Auto-industrie vraagt Washington om hulp
Twee dagen na de verkiezingen heeft de Amerikaanse auto-industrie al in Washington om hulp aangeklopt. De topmannen van General Motors (GM), Ford en Chrysler en de voorzitter van de machtige vakbond UAW (United Auto Workers) vroegen de voorzitters van het Huis van Afgevaardigden en de Senaat 50 miljard dollar extra hulp.

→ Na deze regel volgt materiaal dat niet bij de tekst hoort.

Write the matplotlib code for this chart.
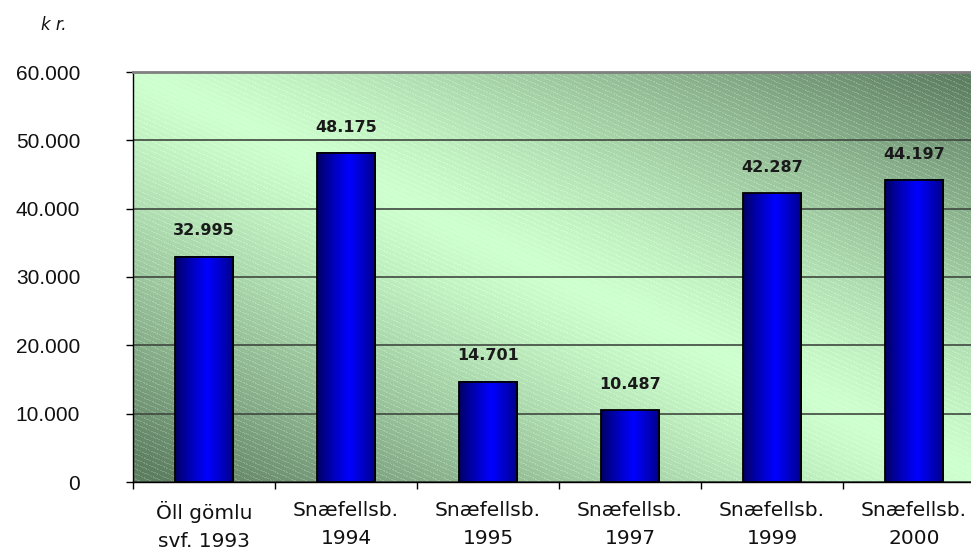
import numpy as np
import matplotlib
matplotlib.use('Agg')
import matplotlib.pyplot as plt

categories = ['Öll gömlu\nsvf. 1993', 'Snæfellsb.\n1994', 'Snæfellsb.\n1995',
              'Snæfellsb.\n1997', 'Snæfellsb.\n1999', 'Snæfellsb.\n2000']
values = [32995, 48175, 14701, 10487, 42287, 44197]
y_ticks = [0, 10000, 20000, 30000, 40000, 50000, 60000]
unit_label = 'k r.'


def dot_thousands(v):
    return f'{v:,}'.replace(',', '.')


def plot_background(ax, n_rows=410, n_cols=852):
    # light band along the top-left / bottom-right diagonal, darker corners
    xx, yy = np.meshgrid(np.linspace(0, 1, n_cols), np.linspace(0, 1, n_rows))
    t = np.clip(np.abs(xx - yy) * 1.05, 0, 1) ** 1.25
    light = np.array([206, 255, 206]) / 255
    dark = np.array([94, 126, 98]) / 255
    img = light[None, None, :] * (1 - t[..., None]) + dark[None, None, :] * t[..., None]
    # fine diagonal stripes, stronger where it is dark
    cols, rows = np.meshgrid(np.arange(n_cols), np.arange(n_rows))
    stripe = ((rows - 0.45 * cols) % 5) < 1.2
    dash = ((cols + rows) % 4) < 3
    img = img + (stripe & dash)[..., None] * (0.03 + 0.08 * t[..., None])
    img = np.clip(img, 0, 1)
    ax.imshow(img, extent=(-0.5, 5.5, 0, 60000), aspect='auto',
              interpolation='nearest', zorder=0)


def plot_bars(ax, width=0.415):
    grad_x = np.linspace(0, 1, 200)
    t = 1 - np.clip(np.abs(grad_x - 0.55) / 0.55, 0, 1)
    bar_img = np.zeros((1, 200, 3))
    bar_img[0, :, 2] = (90 + 165 * t ** 0.8) / 255
    for i, v in enumerate(values):
        ax.imshow(bar_img, extent=(i - width / 2, i + width / 2, 0, v),
                  aspect='auto', interpolation='bilinear', zorder=2)
    ax.bar(range(len(values)), values, width=width, facecolor='none',
           edgecolor='black', linewidth=1.3, zorder=3)
    for i, v in enumerate(values):
        ax.annotate(dot_thousands(v), (i, v), xytext=(0, 13), textcoords='offset points',
                    ha='center', va='bottom', fontsize=11.5, fontweight='bold',
                    color='#1a1a1a')


fig = plt.figure(figsize=(9.71, 5.51), dpi=100)
ax = fig.add_axes([133 / 971, 69 / 551, 852 / 971, 410 / 551])

plot_background(ax)
plot_bars(ax)

ax.set_xlim(-0.5, 5.5)
ax.set_ylim(0, 60000)
ax.set_axisbelow(True)
ax.yaxis.grid(True, color='#3f483f', linewidth=1.2)

ax.set_yticks(y_ticks)
ax.set_yticklabels([dot_thousands(v) for v in y_ticks], fontfamily='Liberation Sans')
ax.tick_params(axis='y', direction='out', length=5, width=1, pad=33,
               labelsize=15, labelcolor='#111111')

ax.set_xticks(range(len(categories)))
ax.set_xticklabels(categories, linespacing=1.55)
ax.tick_params(axis='x', which='major', length=0, pad=14, labelsize=14.5,
               labelcolor='#111111')
ax.set_xticks(np.arange(-0.5, 6, 1), minor=True)
ax.tick_params(axis='x', which='minor', direction='out', length=5, width=1)

ax.spines['top'].set_color('#808080')
ax.spines['top'].set_linewidth(2)
ax.spines['right'].set_visible(False)
ax.spines['left'].set_linewidth(1)
ax.spines['bottom'].set_linewidth(1)

fig.text(54 / 971, 1 - 25 / 551, unit_label, fontsize=12, fontstyle='italic',
         ha='center', va='center', color='#111111')

fig.savefig('out.png', dpi=100)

De autoproducenten worden zwaar getroffen door de financieel-economische crisis. De Amerikaanse consument houdt de hand op de knip en diegenen die voldoende ruimte zien om een nieuwe auto aan te schaffen, krijgen vaak geen lening meer van de bank. Als gevolg daarvan daaldende verkopen vorige maand met 30 procent en vrezen bedrijven zoals Chrysler binnen afzienbare tijd door hun financiële reserves heen te zijn.In september keurde het parlement een bedrag van 25 miljard dollar goed voor hulp aan de auto-industrie, maar dat is volgens de sector niet voldoende. De auto-industrie pleit voor nog eens 25 miljard dollar aan extra leningen, plus 25 miljard dollar om de bedrijven te helpen hun pensioen- en ziektekostenverplichtingen te betalen.

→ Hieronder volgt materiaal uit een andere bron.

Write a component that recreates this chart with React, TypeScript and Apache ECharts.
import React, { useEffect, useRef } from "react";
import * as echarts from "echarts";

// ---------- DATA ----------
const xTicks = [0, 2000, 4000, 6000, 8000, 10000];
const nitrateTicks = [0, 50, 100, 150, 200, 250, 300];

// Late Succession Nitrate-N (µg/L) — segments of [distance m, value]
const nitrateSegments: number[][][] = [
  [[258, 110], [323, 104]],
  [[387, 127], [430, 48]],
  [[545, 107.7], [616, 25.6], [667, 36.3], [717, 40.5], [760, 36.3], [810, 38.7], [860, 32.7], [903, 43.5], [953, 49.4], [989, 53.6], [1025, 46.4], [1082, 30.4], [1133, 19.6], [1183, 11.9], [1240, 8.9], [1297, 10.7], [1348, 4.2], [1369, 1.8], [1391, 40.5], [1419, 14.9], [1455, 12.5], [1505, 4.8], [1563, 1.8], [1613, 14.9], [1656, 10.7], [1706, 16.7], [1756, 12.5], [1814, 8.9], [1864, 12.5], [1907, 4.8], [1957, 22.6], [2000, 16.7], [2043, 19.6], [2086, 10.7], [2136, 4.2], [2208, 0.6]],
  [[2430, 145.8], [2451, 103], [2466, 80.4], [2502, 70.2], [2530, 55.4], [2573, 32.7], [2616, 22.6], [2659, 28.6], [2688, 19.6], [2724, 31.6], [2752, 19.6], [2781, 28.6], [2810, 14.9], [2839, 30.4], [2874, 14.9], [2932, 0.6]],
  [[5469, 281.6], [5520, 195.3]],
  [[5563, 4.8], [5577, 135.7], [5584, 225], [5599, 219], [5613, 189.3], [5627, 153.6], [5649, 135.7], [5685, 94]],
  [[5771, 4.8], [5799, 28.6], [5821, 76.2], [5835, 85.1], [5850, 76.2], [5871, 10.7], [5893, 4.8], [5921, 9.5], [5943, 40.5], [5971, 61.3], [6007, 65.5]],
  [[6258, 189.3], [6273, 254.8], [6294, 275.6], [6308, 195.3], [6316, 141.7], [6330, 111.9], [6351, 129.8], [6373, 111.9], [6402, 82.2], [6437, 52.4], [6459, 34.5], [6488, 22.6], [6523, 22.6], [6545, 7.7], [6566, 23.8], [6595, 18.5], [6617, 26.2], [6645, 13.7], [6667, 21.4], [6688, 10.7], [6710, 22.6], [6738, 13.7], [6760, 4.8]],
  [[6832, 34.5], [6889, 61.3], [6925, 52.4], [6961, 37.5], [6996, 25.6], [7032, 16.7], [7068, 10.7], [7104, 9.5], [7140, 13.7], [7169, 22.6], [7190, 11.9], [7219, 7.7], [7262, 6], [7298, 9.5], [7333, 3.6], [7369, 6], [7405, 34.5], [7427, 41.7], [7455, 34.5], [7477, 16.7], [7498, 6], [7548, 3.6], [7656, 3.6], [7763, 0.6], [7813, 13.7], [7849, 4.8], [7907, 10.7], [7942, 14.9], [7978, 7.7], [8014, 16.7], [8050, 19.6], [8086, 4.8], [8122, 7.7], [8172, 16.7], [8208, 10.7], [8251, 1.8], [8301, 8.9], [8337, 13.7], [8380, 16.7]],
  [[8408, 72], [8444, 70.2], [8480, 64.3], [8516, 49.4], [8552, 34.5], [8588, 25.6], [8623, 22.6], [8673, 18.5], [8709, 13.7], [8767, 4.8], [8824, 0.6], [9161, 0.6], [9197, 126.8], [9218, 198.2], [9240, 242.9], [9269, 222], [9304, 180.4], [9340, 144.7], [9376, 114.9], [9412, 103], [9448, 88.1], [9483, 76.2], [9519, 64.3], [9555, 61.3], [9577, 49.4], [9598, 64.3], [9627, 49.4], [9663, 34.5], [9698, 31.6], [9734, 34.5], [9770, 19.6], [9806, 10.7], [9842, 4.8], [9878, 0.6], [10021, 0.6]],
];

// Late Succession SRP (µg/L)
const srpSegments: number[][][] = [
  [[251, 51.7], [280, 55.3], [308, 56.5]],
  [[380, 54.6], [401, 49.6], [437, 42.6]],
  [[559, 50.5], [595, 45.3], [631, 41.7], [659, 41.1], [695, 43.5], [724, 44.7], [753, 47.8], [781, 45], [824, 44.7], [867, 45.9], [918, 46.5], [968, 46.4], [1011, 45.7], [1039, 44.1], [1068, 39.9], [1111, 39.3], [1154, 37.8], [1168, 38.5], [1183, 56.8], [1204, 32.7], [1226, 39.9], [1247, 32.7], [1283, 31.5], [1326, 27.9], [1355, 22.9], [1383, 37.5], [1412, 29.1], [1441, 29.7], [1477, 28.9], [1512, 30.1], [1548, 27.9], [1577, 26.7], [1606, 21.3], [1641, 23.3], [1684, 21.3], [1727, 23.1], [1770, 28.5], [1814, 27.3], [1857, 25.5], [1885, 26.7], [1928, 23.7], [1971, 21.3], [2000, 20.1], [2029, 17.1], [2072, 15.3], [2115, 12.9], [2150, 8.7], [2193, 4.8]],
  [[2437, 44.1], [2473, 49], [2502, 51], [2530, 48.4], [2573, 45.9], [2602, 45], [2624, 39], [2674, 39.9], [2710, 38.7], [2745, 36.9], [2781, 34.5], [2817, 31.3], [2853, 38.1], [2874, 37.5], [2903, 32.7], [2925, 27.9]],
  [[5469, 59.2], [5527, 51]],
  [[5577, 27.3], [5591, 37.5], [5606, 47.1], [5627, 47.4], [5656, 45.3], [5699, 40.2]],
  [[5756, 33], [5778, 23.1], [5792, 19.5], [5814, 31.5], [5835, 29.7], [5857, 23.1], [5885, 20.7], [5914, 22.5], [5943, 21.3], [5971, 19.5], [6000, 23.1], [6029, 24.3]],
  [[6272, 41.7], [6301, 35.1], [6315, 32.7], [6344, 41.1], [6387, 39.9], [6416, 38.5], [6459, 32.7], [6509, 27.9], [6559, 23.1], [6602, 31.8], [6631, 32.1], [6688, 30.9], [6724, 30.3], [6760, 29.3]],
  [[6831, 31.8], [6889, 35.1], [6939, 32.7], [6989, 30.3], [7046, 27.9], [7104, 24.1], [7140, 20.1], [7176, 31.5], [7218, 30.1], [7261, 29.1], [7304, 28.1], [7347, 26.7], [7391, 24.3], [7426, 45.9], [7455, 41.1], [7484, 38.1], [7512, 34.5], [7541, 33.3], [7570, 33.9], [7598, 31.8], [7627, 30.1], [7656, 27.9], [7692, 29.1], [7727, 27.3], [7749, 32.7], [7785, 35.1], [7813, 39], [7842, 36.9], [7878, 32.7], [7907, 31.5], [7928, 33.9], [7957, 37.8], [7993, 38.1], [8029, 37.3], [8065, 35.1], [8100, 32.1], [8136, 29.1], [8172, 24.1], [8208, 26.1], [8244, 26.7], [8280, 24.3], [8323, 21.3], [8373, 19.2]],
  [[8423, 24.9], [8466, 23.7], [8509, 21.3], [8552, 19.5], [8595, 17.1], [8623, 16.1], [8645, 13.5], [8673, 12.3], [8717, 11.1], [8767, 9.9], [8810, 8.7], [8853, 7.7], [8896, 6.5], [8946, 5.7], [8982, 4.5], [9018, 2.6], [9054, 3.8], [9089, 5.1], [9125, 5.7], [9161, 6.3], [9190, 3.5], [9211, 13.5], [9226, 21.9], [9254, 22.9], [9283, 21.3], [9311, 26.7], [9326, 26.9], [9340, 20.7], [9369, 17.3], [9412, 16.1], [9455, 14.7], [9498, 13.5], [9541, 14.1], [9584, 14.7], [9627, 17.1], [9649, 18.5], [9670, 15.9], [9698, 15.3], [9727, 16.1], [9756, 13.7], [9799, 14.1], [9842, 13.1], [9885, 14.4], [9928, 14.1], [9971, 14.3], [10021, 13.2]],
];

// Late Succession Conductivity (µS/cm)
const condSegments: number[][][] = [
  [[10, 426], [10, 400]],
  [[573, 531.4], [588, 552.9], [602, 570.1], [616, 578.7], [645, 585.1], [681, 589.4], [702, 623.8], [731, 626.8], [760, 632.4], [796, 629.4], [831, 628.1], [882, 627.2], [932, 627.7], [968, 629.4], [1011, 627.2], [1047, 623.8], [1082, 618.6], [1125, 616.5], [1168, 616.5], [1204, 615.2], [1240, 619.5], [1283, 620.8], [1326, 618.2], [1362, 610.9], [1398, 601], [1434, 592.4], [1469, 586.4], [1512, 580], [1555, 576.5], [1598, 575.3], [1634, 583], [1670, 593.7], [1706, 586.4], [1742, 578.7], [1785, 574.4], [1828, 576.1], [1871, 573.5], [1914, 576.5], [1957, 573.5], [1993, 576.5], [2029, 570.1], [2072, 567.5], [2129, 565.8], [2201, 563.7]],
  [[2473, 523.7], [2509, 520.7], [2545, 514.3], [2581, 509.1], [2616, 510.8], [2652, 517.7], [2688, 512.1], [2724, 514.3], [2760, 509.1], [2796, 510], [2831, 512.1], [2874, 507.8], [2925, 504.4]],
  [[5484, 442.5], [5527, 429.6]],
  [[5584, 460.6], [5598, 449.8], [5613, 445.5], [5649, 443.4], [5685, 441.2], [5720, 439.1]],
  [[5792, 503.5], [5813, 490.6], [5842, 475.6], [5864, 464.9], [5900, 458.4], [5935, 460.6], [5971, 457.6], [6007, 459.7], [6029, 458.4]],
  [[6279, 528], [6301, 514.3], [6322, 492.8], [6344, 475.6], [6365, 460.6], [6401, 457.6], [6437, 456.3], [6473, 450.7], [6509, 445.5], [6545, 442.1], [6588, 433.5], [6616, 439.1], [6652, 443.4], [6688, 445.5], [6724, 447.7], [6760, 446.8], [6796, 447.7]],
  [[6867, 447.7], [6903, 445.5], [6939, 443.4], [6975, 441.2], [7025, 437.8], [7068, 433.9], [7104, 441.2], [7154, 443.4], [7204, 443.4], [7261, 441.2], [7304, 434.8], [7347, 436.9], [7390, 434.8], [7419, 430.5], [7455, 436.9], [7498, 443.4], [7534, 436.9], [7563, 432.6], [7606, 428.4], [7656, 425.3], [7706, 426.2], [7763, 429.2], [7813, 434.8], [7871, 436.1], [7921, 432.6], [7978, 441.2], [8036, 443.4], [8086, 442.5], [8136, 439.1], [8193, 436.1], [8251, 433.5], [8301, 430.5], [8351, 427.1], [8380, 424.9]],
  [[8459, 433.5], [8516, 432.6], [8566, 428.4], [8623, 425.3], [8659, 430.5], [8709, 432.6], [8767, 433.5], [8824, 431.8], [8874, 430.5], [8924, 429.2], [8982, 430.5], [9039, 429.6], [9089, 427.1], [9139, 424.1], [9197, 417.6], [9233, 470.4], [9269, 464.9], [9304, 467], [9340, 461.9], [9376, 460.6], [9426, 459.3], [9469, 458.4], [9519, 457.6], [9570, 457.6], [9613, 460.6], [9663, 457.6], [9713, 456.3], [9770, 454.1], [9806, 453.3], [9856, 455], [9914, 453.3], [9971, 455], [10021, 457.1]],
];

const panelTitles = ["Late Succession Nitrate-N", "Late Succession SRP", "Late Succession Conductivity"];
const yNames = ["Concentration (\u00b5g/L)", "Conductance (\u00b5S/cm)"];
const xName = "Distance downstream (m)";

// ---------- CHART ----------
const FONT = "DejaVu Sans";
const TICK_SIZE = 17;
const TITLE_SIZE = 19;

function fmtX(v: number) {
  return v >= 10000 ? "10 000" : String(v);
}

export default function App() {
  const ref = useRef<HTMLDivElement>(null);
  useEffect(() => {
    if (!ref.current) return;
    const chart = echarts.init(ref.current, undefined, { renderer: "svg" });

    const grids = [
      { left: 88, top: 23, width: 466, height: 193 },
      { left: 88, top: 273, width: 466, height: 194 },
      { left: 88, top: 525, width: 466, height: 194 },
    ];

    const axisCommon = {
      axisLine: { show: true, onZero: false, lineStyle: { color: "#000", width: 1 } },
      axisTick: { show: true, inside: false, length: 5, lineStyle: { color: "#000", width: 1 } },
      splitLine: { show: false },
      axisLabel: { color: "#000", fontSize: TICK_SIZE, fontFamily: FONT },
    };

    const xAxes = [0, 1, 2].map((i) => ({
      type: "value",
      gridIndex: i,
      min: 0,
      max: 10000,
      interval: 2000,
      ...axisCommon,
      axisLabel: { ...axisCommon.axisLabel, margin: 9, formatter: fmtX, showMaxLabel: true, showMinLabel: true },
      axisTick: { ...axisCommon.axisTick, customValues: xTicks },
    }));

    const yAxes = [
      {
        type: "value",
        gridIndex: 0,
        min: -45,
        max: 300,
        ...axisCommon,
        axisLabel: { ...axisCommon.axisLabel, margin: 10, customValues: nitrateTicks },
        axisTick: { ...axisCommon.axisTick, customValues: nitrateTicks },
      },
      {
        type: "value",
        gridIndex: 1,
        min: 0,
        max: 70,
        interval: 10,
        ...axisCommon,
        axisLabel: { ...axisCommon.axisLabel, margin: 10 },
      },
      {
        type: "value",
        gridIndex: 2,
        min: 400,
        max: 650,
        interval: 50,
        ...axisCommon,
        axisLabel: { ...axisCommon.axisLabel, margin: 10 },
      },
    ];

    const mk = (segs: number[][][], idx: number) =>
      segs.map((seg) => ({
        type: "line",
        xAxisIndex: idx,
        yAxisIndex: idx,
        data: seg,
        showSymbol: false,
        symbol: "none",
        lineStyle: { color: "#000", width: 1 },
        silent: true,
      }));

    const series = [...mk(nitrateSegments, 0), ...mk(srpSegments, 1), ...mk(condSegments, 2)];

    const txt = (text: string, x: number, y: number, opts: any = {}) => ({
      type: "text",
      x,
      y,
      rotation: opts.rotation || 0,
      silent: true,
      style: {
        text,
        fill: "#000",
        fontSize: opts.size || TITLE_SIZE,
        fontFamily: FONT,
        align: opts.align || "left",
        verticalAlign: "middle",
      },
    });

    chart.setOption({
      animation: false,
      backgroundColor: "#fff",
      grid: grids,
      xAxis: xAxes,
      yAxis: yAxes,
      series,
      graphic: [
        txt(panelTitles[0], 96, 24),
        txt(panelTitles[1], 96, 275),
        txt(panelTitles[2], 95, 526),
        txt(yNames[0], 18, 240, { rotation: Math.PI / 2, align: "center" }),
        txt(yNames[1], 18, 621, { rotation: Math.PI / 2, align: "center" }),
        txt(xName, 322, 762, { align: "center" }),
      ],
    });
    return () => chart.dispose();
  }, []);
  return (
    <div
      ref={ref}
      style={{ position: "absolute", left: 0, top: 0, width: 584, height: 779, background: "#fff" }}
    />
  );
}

Verwijzend naar de miljardenhulp die er van de kant van de overheid voor de banksector loskomt, vragen de autoproducenten direct te mogen lenen van de Federal Reserve of van het ministerie van Financiën.
De regering-Bush heeft dat tot nu toe geweigerd. De auto-industrie hoopt op een gewilliger oor bij de regering-Obama. Zij heeft de Democratische kandidaat uitgebreid gesteund in zijn verkiezingscampagne en hoopt dat die investering nu wat zal opleveren. Verder wijzen de producenten erop dat de Amerikaanse auto-industrie met toeleveringsbedrijven en bijbehorende dienstverlening goed is voor 4,5 miljoen banen.
Voorzitter Nancy Pelosi van het Huis van Afgevaardigden zei donderdag na de bijeenkomst in Washington dat zij zich bewust is „van het grote belang van de auto-industrie voor onze economie in het algemeen.” Met die vage verzekering moesten de autoproducenten het donderdag doen.